Pour son inspiration graphique, Loustal avoue encore qu'il a autant
puisé dans ses souvenirs personnels de voyage que dans certains bouquins
qu'il a pu dénicher chez nous. «Pour ce qui est des installations
industrielles, je me suis ainsi inspiré librement d'un très beau livre
de photos de votre Union minière du Haut-Katanga. Je ne travaille pas
avec un livre ouvert sous les yeux. J'avale les clichés et je restitue
des images que je me suis confectionnées dans un petit coin de mon
cerveau. »
Rien de neuf à Fort-Bongo peut se lire comme une farce douce-amère, un
récit qui ne se prend pas au sérieux comme le laisse présager le titre.
«C'est vrai qu'il ne se passe pas grand- chose. C'est tout dans le
sentiment plus que dans l'action.»
Quand on lui parle de ses futurs projets, Loustal se la joue serein.
«Plus avec Coatalem, comme je le disais précédemment. Peut-être un récit
avec Paringaux qui me propose enfin des choses moins noires. Par contre,
j'avoue qu'il y a un projet qui me tient à coeur.

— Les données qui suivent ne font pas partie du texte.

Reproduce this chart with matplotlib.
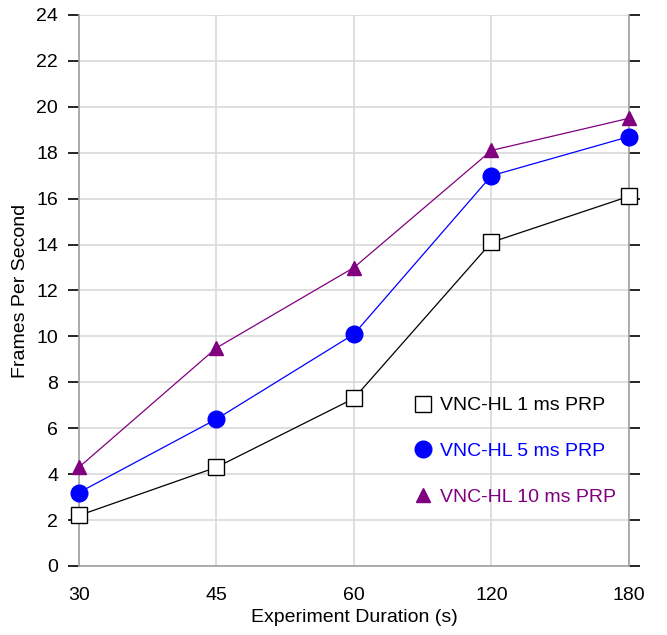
import matplotlib
matplotlib.use("Agg")
import matplotlib.pyplot as plt
from matplotlib.lines import Line2D

plt.rcParams["font.family"] = ["Liberation Sans", "DejaVu Sans"]

durations = ["30", "45", "60", "120", "180"]
fps_1ms = [2.2, 4.3, 7.3, 14.1, 16.1]
fps_5ms = [3.2, 6.4, 10.1, 17.0, 18.7]
fps_10ms = [4.3, 9.5, 13.0, 18.1, 19.5]

labels = ["VNC-HL 1 ms PRP", "VNC-HL 5 ms PRP", "VNC-HL 10 ms PRP"]
colors = ["black", "blue", "purple"]

fig = plt.figure(figsize=(6.67, 6.35), dpi=100)
ax = fig.add_axes([0.1184, 0.1087, 0.8246, 0.8677])

x = list(range(len(durations)))
ax.plot(x, fps_1ms, color="black", lw=0.9, marker="s", ms=12,
        mfc="white", mec="black", mew=1.0, zorder=3, clip_on=False)
ax.plot(x, fps_5ms, color="blue", lw=0.9, marker="o", ms=12,
        mfc="blue", mec="blue", zorder=3, clip_on=False)
ax.plot(x, fps_10ms, color="purple", lw=0.9, marker="^", ms=10,
        mfc="purple", mec="purple", zorder=3, clip_on=False)

ax.set_xlim(0, len(durations) - 1)
ax.set_ylim(0, 24)
ax.set_yticks(range(0, 25, 2))
ax.set_xticks(x)
ax.set_xticklabels(durations)
ax.set_xticks([0, len(durations) - 1], minor=True)

ax.grid(True, color="#d9d9d9", lw=1.2)
ax.set_axisbelow(True)

for side in ["left", "right", "bottom"]:
    ax.spines[side].set_color("#a0a0a0")
    ax.spines[side].set_linewidth(1.2)
ax.spines["top"].set_visible(False)

# tick lengths in points: ~11 px and ~10 px at 100 dpi
ax.tick_params(axis="y", which="major", direction="out", length=8, width=1.2,
               color="black", left=True, right=True, labelsize=14, pad=7)
ax.tick_params(axis="x", which="major", length=0, labelsize=14, pad=15)
ax.tick_params(axis="x", which="minor", direction="out", length=7.2, width=1.2,
               color="black", top=True, bottom=True)

ax.set_xlabel("Experiment Duration (s)", fontsize=14, labelpad=4)
ax.set_ylabel("Frames Per Second", fontsize=14, labelpad=5)

handles = [
    Line2D([], [], ls="none", marker="s", ms=12, mfc="white", mec="black"),
    Line2D([], [], ls="none", marker="o", ms=12, mfc="blue", mec="blue"),
    Line2D([], [], ls="none", marker="^", ms=10, mfc="purple", mec="purple"),
]
leg = ax.legend(handles, labels, loc="lower right", bbox_to_anchor=(1.008, 0.077),
                frameon=False, fontsize=14, handletextpad=0.25,
                labelspacing=1.45, handlelength=1.2)
for txt, c in zip(leg.get_texts(), colors):
    txt.set_color(c)

fig.savefig("out.png", dpi=100)
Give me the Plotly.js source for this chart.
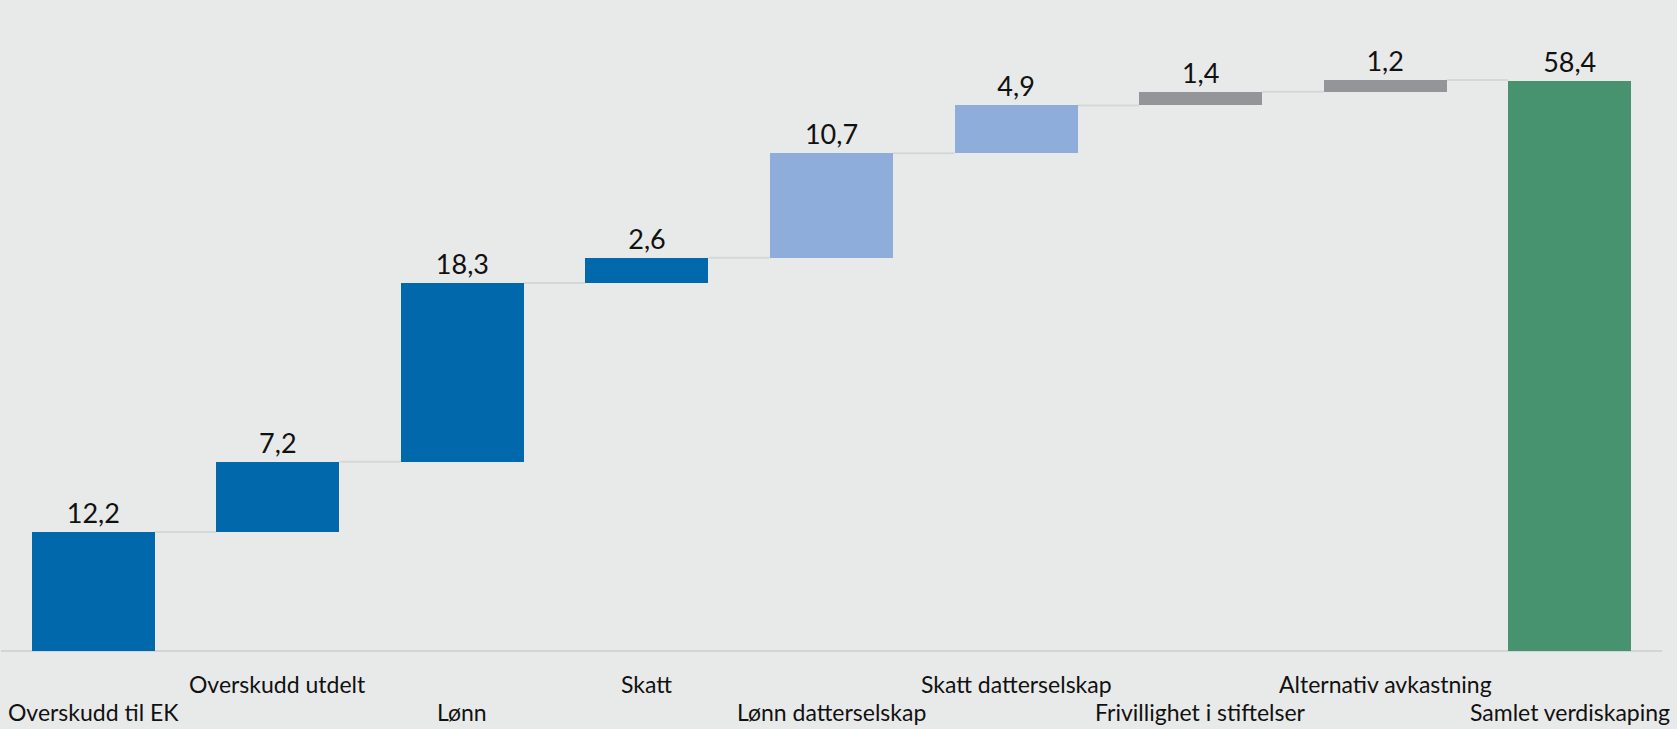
<!DOCTYPE html>
<html>
<head>
<meta charset="utf-8">
<script src="https://cdn.plot.ly/plotly-3.0.1.min.js"></script>
<style>
  html, body { margin: 0; padding: 0; background: #e8eae9; }
  #chart { width: 1677px; height: 729px; }
</style>
</head>
<body>
<div id="chart"></div>
<script>
// Verdiskaping, mrd kr
const categories = [
    'Overskudd til EK', 'Overskudd utdelt', 'Lønn', 'Skatt',
    'Lønn datterselskap', 'Skatt datterselskap', 'Frivillighet i stiftelser',
    'Alternativ avkastning', 'Samlet verdiskaping'
];
const values = [12.2, 7.2, 18.3, 2.6, 10.7, 4.9, 1.4, 1.2, 58.4];
const isTotal = [false, false, false, false, false, false, false, false, true];
const barColors = ['#0068ab', '#0068ab', '#0068ab', '#0068ab', '#8faddb', '#8faddb', '#939598', '#939598', '#47936f'];

const fontFamily = "Futura, 'Century Gothic', Lato, 'DejaVu Sans', sans-serif";

// cumulative bases for the floating bars
const bases = [];
const tops = [];
let running = 0;
for (let i = 0; i < values.length; i++) {
    if (isTotal[i]) {
        bases.push(0);
        tops.push(values[i]);
        running = values[i];
    } else {
        bases.push(running);
        running += values[i];
        tops.push(running);
    }
}

const xIdx = categories.map((c, i) => i);
const barWidth = 0.667;

const barTrace = {
    type: 'bar',
    x: xIdx,
    y: values,
    base: bases,
    width: barWidth,
    marker: { color: barColors, line: { width: 0 } },
    text: values.map(v => v.toFixed(1).replace('.', ',')),
    textposition: 'outside',
    textfont: { family: fontFamily, size: 27, color: '#111111' },
    cliponaxis: false,
    hoverinfo: 'skip'
};

// connector lines between bars
const shapes = [];
for (let i = 0; i < values.length - 1; i++) {
    shapes.push({
        type: 'line', xref: 'x', yref: 'y',
        x0: i + barWidth / 2, x1: i + 1 - barWidth / 2,
        y0: tops[i], y1: tops[i],
        line: { color: '#d6d8d7', width: 2 },
        layer: 'below'
    });
}

// category labels in two alternating rows
const annotations = categories.map((c, i) => ({
    x: i, y: 0, xref: 'x', yref: 'y',
    yshift: i % 2 === 0 ? -61 : -33,
    text: c,
    showarrow: false,
    xanchor: 'center', yanchor: 'middle',
    font: { family: fontFamily, size: 23, color: '#111111' }
}));

const layout = {
    width: 1677,
    height: 729,
    margin: { l: 1, r: 15, t: 0, b: 78 },
    paper_bgcolor: '#e8eae9',
    plot_bgcolor: '#e8eae9',
    showlegend: false,
    bargap: 0,
    xaxis: {
        range: [-0.5, 8.5],
        showticklabels: false,
        showgrid: false,
        zeroline: false,
        showline: false,
        ticks: ''
    },
    yaxis: {
        range: [0, 66.7],
        showticklabels: false,
        showgrid: false,
        zeroline: true,
        zerolinecolor: '#d3d5d4',
        zerolinewidth: 2,
        showline: false,
        ticks: ''
    },
    shapes: shapes,
    annotations: annotations,
    font: { family: fontFamily }
};

Plotly.newPlot('chart', [barTrace], layout, { displayModeBar: false, staticPlot: true });
</script>
</body>
</html>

J'ai déjà illustré six
romans de Simenon et j'aimerais m'attaquer à une adaptation en bande
dessinée. Je ne sais pas si c'est réellement faisable, mais c'est
vraiment quelque chose qui me tente fortement. Le fait que je ne
travaille pas sur un héros à moi me permet ainsi de vagabonder d'un
univers à un autre. C'est parfois un peu plus difficile que de
travailler sur un personnage récurrent parce que les lecteurs n'ont pas
la même attente, mais je ne me sentirais pas à l'aise si je devais
dessiner tout le temps le même personnage. En plus, comme je n'ai pas un
immense succès en librairie, mais que j'ai une bonne cote dans les
maisons d'édition, toutes les portes me sont ouvertes. C'est un vrai
luxe, j'en suis conscient et je n'entends pas mettre un terme à cette
situation qui me convient finalement très bien.»
Loustal - Coatalem: Rien de neuf à Fort-Bongo, Ed. Casterman.